When I think of Montage (and collage for that matter), I immediately think of those popular in the 60s; to name the main ones David Hockney, Peter Blake and Richard Hamilton. So I will use this post now to discuss how I feel about the work of these artists, before moving onto this day and an age and the sorts things people are doing with digital montage these days.
David Hockney:
After spending most of the 60s and 70s painting his famous scenes of people splashing about in LA, and pictures exploring his personal friendships at the time, in the 80s he focussed more on the collage. He had always used photographs to copy from when painting/drawing, but with his collages he was now using his camera as part of the process to address the limitations of both painting (in its reliance on subjective, psychological ways of seeing) and photography itself (as he claimed it only really gave a geometric view of the world) (1). In short, his collage work was a way of seeing things from different perspectives all at the same time.

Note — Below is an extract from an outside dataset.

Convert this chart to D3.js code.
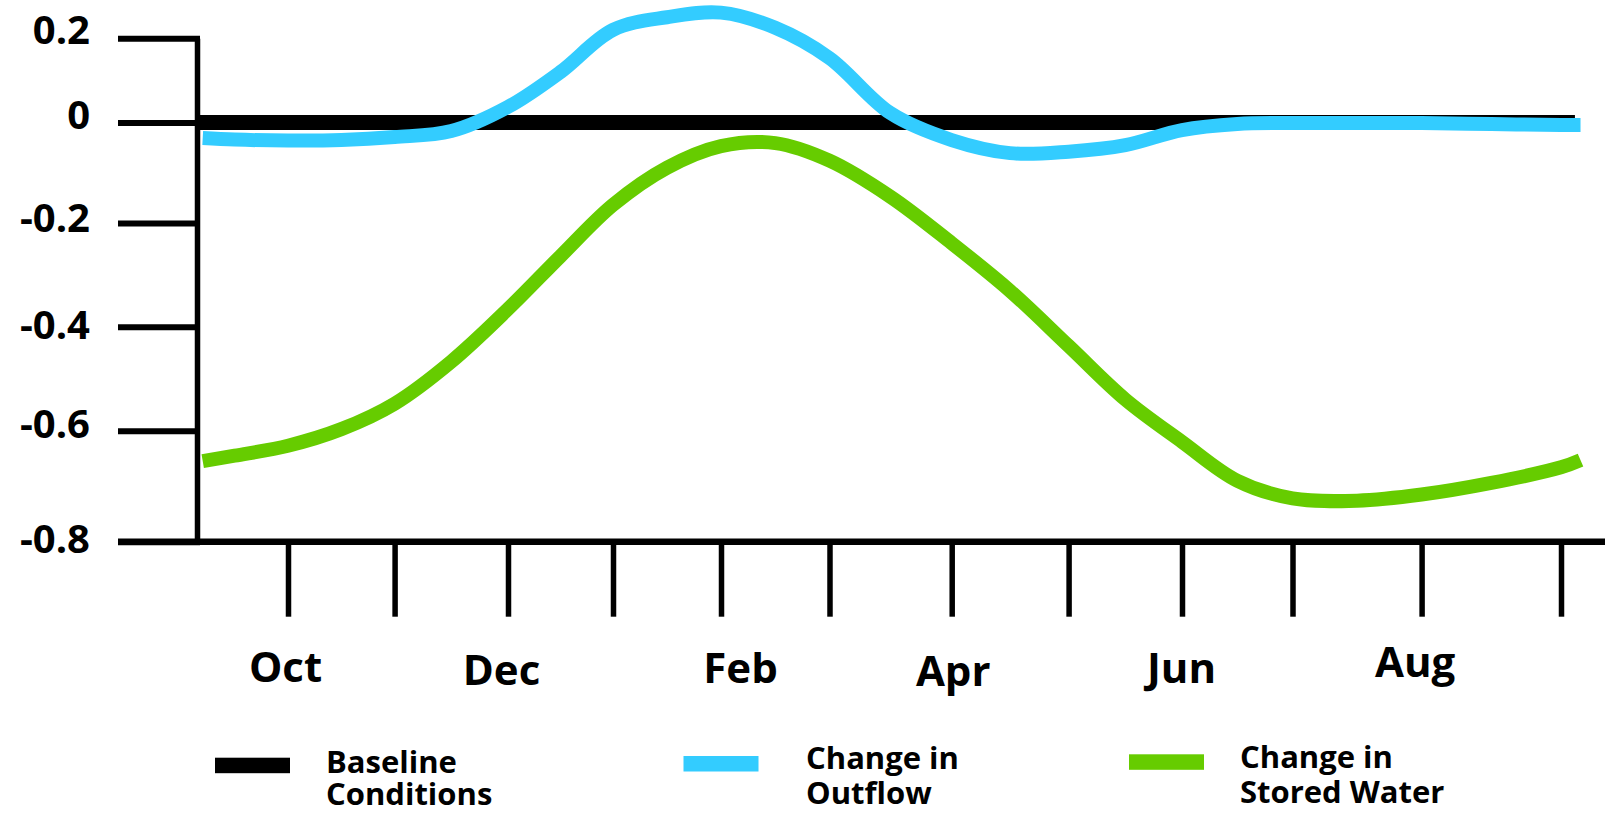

Pearblossom Highway (1986). Hockney views collages such as this as- not photography- but drawing: "Because there is no single way to join them. If you make a decision about something like that, isn’t that exactly what you are doing when you are drawing?" |
Place Furstenberg Paris (1985) This is what I meant. It seems more than just taking pictures around the same area and placing them together. The act itself almost creates its own new texture in the road spaces. This reminds me of the patternisation when using the clone tool in photoshop, for although we are going for a smooth clone, sometimes its nice to leave it looking rough for artistic effect.
Peter Blake
Best known for his collage for The Beatles's Sgt Pepper's Lonely Heart's Club Band (1967), Blake's work combined characters and scenes from folklore and literature with fine art strokes. His collage is more traditional, involving cutting and sticking pictures and "found" materials and arranging them in his own style, unlike Hockney's own photographs of one particular scene.